Reproduce only this span: the line containing "Rebuild this chart", the line containing "time_ms = list(range(0, 260, 10))", and every line between them, all exactly as given.
===
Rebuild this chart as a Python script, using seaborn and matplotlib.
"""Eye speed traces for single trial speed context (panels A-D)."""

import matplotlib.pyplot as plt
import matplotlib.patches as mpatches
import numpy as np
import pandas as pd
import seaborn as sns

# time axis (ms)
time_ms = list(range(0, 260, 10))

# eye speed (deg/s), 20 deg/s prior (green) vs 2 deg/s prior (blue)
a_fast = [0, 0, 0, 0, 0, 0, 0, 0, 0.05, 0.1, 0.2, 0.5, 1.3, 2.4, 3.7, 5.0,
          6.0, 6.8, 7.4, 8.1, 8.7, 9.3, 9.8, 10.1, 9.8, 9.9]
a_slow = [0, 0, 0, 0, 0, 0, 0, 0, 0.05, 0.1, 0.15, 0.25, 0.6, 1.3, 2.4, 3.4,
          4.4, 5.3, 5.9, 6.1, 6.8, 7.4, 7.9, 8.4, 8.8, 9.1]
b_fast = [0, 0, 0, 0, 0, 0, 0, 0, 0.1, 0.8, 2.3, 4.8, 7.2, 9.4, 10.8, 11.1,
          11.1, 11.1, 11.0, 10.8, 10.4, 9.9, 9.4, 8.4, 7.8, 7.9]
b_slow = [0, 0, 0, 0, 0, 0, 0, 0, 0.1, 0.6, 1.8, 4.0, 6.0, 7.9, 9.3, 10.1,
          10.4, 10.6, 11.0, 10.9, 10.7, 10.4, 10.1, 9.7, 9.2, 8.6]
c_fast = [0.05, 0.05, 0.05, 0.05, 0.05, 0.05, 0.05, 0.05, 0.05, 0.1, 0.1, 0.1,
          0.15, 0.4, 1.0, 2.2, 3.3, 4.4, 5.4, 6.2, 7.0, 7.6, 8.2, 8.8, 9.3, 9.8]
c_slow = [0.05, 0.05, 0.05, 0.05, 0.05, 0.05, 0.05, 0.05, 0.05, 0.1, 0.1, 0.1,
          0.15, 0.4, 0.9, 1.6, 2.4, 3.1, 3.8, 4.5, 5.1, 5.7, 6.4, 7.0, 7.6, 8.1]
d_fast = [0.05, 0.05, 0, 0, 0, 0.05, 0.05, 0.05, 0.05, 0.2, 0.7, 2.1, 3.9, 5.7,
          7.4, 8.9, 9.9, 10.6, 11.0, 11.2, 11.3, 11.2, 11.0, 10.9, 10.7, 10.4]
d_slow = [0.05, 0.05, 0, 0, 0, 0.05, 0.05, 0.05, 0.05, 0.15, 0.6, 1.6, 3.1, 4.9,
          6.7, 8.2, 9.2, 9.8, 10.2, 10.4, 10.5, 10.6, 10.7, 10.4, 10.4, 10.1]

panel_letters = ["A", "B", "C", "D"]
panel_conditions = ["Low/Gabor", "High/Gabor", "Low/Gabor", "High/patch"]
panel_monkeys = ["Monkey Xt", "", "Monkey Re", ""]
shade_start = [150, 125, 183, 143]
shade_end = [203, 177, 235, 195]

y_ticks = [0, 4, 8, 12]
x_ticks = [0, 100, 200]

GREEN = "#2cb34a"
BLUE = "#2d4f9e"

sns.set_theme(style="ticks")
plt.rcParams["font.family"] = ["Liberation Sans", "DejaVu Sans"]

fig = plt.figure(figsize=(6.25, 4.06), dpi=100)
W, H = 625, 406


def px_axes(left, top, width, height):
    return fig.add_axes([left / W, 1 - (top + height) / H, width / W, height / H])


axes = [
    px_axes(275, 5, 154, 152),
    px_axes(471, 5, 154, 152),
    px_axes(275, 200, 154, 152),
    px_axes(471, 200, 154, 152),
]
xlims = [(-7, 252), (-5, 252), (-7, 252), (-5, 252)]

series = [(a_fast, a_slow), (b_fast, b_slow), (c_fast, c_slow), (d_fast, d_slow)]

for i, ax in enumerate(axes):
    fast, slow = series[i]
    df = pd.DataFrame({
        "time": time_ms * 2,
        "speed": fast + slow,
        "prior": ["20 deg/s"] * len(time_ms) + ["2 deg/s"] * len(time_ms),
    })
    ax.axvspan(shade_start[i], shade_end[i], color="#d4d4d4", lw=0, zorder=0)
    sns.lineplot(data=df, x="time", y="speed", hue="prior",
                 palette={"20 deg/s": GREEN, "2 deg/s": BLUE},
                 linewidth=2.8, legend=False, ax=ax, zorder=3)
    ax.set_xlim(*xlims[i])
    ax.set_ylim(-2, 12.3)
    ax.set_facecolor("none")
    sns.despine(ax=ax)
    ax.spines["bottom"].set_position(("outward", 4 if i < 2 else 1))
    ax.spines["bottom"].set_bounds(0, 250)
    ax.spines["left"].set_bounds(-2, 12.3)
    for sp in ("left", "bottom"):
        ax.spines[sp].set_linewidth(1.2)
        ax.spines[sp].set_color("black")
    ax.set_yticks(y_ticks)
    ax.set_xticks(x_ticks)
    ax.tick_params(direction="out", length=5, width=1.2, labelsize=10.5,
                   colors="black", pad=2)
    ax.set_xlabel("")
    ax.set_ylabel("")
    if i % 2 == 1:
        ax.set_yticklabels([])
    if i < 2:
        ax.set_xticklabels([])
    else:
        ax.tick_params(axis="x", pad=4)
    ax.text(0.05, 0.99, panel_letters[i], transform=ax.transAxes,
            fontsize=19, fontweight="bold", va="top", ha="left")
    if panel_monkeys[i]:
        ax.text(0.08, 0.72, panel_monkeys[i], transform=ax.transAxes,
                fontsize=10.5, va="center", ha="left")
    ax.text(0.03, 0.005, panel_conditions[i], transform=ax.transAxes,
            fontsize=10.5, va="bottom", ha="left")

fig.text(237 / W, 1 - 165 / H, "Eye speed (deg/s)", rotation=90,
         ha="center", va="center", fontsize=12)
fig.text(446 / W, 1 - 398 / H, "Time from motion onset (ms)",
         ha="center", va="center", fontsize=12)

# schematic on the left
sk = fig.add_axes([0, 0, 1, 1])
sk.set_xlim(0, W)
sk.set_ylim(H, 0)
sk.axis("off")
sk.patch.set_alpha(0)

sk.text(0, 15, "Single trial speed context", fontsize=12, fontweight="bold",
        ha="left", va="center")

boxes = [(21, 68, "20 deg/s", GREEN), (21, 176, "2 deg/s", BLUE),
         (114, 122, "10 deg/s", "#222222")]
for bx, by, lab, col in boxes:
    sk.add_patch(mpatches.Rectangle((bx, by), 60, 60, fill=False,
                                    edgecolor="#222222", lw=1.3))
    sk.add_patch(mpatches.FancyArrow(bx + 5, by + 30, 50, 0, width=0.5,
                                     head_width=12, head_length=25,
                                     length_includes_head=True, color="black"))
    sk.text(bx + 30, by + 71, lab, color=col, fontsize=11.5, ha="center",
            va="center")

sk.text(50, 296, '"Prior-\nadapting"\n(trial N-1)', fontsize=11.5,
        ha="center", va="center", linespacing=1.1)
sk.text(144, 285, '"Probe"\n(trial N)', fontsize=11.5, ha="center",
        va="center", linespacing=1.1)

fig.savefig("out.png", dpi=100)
===
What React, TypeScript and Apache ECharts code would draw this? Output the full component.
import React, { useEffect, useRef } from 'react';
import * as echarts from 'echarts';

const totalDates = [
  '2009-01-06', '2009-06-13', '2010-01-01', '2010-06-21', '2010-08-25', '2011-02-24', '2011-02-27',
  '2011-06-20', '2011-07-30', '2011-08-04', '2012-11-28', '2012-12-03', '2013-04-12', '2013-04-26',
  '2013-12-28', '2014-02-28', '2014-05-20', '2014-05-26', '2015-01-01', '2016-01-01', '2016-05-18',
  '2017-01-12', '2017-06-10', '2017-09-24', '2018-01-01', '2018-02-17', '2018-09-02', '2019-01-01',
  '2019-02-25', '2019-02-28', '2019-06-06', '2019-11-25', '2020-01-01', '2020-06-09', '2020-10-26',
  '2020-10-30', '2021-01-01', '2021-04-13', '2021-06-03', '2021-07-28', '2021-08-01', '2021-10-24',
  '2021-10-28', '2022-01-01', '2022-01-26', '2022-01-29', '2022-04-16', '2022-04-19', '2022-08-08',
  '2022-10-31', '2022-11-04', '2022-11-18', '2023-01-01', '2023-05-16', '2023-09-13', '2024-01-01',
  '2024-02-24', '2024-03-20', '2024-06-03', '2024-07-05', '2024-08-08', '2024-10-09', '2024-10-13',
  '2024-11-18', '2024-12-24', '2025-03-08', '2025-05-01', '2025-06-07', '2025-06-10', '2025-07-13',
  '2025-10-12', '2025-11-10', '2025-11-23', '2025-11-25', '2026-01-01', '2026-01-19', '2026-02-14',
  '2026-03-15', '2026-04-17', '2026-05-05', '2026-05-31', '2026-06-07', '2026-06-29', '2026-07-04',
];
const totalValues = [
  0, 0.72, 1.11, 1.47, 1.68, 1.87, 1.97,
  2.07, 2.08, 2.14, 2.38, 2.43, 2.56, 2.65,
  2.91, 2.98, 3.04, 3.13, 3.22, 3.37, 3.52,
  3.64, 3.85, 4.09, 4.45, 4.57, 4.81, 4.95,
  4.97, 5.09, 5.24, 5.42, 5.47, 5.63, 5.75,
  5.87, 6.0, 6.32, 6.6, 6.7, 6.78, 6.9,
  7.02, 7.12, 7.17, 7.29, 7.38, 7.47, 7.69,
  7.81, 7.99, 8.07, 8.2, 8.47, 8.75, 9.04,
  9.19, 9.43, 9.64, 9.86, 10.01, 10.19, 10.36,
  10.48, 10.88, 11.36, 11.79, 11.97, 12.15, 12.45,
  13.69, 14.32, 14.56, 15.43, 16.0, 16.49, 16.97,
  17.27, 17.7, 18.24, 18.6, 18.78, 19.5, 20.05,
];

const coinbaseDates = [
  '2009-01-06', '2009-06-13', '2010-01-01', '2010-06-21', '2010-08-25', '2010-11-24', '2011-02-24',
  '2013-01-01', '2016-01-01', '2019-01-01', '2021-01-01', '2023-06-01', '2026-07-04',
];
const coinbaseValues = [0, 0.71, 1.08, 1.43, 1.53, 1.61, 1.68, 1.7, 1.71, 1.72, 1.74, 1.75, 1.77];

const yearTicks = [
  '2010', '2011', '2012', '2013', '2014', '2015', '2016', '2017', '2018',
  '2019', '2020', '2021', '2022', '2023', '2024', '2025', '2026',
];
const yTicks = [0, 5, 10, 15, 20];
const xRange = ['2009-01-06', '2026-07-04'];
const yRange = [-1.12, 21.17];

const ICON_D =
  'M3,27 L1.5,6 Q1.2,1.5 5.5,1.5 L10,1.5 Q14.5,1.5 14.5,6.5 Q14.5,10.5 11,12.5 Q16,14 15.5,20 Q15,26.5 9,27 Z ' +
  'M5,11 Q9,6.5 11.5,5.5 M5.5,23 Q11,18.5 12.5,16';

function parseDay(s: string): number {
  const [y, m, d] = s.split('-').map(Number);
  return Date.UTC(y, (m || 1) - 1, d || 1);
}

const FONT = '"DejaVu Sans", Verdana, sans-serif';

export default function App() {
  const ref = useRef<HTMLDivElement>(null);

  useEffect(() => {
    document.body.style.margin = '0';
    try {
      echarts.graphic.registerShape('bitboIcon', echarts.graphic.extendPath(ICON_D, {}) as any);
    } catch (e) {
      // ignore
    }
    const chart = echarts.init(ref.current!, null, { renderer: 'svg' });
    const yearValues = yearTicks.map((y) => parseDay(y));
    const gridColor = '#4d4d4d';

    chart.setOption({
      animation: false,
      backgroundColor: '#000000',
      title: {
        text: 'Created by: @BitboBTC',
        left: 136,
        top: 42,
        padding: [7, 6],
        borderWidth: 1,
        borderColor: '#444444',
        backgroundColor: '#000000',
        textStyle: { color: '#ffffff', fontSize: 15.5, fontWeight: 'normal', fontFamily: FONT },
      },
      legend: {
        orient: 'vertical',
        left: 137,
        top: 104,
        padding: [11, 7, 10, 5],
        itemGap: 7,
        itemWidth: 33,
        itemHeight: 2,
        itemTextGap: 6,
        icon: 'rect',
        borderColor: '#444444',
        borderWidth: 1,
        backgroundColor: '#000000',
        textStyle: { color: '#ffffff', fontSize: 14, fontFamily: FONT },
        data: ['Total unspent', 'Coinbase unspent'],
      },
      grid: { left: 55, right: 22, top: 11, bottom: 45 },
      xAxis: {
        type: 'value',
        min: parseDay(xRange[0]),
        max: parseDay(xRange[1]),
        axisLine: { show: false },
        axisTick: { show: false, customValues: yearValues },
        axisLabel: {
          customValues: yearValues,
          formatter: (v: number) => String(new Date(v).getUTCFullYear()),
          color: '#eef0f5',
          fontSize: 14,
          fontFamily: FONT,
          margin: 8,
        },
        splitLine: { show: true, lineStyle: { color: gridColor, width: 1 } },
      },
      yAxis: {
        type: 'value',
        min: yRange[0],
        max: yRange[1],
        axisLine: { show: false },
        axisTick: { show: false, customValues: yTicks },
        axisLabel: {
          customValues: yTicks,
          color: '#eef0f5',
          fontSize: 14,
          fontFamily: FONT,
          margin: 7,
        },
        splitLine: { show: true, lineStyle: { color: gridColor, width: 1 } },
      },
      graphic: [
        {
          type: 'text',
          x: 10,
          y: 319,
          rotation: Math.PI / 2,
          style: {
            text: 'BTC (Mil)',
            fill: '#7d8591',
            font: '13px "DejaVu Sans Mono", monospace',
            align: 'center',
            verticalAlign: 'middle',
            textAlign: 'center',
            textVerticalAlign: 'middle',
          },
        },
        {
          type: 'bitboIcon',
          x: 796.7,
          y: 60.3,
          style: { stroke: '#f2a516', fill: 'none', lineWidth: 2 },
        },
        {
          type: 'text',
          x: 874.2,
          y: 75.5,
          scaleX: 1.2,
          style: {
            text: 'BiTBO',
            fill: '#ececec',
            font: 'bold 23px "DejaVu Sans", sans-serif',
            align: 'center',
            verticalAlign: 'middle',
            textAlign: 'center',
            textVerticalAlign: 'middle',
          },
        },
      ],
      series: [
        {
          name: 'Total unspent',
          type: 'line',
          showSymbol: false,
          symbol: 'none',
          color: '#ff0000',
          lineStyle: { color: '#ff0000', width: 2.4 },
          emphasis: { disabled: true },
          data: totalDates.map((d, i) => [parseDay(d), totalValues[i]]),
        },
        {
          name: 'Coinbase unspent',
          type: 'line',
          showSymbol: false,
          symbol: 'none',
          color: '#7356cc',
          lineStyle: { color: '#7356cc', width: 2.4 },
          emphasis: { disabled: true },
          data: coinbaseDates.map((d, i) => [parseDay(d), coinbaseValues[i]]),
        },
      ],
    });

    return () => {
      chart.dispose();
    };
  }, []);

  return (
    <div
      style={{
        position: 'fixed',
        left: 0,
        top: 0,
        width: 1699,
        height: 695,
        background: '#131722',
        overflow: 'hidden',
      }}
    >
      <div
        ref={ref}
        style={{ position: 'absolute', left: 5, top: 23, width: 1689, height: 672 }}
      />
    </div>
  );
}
===
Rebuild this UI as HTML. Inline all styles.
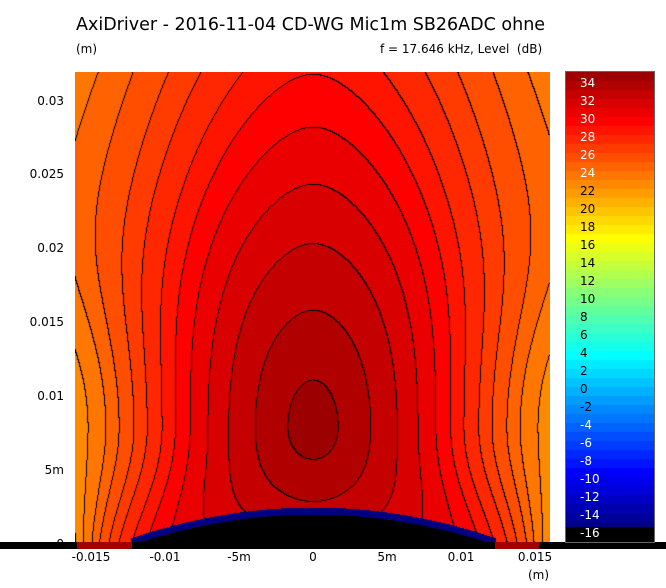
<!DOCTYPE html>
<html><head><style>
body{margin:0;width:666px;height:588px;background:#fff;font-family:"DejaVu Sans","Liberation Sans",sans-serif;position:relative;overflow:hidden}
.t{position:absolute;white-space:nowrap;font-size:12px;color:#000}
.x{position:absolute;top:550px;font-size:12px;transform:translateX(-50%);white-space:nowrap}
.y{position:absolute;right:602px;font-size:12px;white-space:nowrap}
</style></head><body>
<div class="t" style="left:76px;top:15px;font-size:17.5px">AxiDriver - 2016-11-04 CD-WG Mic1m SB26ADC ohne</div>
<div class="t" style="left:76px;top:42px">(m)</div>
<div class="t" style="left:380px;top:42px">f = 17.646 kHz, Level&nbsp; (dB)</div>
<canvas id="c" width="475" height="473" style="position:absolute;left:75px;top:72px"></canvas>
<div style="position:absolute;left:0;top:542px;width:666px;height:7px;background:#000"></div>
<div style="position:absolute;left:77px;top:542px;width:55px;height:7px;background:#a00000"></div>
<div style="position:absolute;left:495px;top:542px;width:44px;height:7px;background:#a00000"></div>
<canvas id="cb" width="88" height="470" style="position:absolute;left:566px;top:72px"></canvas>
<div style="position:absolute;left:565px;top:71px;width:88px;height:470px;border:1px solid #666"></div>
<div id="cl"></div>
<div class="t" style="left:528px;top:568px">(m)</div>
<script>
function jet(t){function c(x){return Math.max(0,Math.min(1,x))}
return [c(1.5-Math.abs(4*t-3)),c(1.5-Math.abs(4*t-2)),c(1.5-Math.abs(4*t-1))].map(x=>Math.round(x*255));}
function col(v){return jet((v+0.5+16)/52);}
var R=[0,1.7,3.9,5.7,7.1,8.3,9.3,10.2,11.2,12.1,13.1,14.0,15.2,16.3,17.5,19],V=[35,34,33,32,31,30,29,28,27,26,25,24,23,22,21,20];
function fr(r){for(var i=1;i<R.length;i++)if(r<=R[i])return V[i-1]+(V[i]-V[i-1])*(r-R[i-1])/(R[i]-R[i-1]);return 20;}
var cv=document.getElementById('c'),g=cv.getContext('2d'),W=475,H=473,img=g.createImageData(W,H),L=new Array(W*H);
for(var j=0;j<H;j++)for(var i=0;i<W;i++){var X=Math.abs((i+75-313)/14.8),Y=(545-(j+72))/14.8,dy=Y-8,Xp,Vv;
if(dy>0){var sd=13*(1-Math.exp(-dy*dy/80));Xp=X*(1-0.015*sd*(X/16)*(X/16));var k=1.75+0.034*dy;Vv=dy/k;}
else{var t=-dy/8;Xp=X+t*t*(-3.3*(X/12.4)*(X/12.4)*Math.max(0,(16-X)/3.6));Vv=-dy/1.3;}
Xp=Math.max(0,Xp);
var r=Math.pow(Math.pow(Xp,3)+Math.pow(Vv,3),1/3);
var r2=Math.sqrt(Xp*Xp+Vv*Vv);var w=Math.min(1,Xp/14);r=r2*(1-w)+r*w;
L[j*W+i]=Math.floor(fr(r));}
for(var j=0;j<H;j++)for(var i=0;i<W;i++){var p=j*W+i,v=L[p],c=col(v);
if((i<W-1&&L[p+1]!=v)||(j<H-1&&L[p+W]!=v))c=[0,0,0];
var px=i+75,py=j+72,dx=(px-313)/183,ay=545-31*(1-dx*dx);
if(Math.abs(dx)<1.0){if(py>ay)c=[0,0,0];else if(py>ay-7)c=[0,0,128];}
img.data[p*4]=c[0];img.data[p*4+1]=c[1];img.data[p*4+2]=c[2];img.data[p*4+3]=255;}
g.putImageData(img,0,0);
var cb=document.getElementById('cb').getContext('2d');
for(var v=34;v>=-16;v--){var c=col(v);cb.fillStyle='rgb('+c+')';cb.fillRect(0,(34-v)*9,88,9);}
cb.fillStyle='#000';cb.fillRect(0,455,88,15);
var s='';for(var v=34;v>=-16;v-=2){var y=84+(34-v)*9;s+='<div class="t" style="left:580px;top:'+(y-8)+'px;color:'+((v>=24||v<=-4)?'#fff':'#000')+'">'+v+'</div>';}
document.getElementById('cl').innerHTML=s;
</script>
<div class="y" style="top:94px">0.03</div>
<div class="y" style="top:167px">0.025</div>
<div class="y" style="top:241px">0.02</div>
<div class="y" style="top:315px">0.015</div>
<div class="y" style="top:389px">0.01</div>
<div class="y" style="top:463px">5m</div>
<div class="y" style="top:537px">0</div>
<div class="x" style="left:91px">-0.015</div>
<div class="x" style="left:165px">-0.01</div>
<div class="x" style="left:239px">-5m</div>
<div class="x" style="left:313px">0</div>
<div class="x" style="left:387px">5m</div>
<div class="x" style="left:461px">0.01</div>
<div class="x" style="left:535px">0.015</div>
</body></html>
===
SOLUTION FOR THIS PROBLEM |
Rebuild this chart as a Python script, using seaborn and matplotlib.
"""Eye speed traces for single trial speed context (panels A-D)."""

import matplotlib.pyplot as plt
import matplotlib.patches as mpatches
import numpy as np
import pandas as pd
import seaborn as sns

# time axis (ms)
time_ms = list(range(0, 260, 10))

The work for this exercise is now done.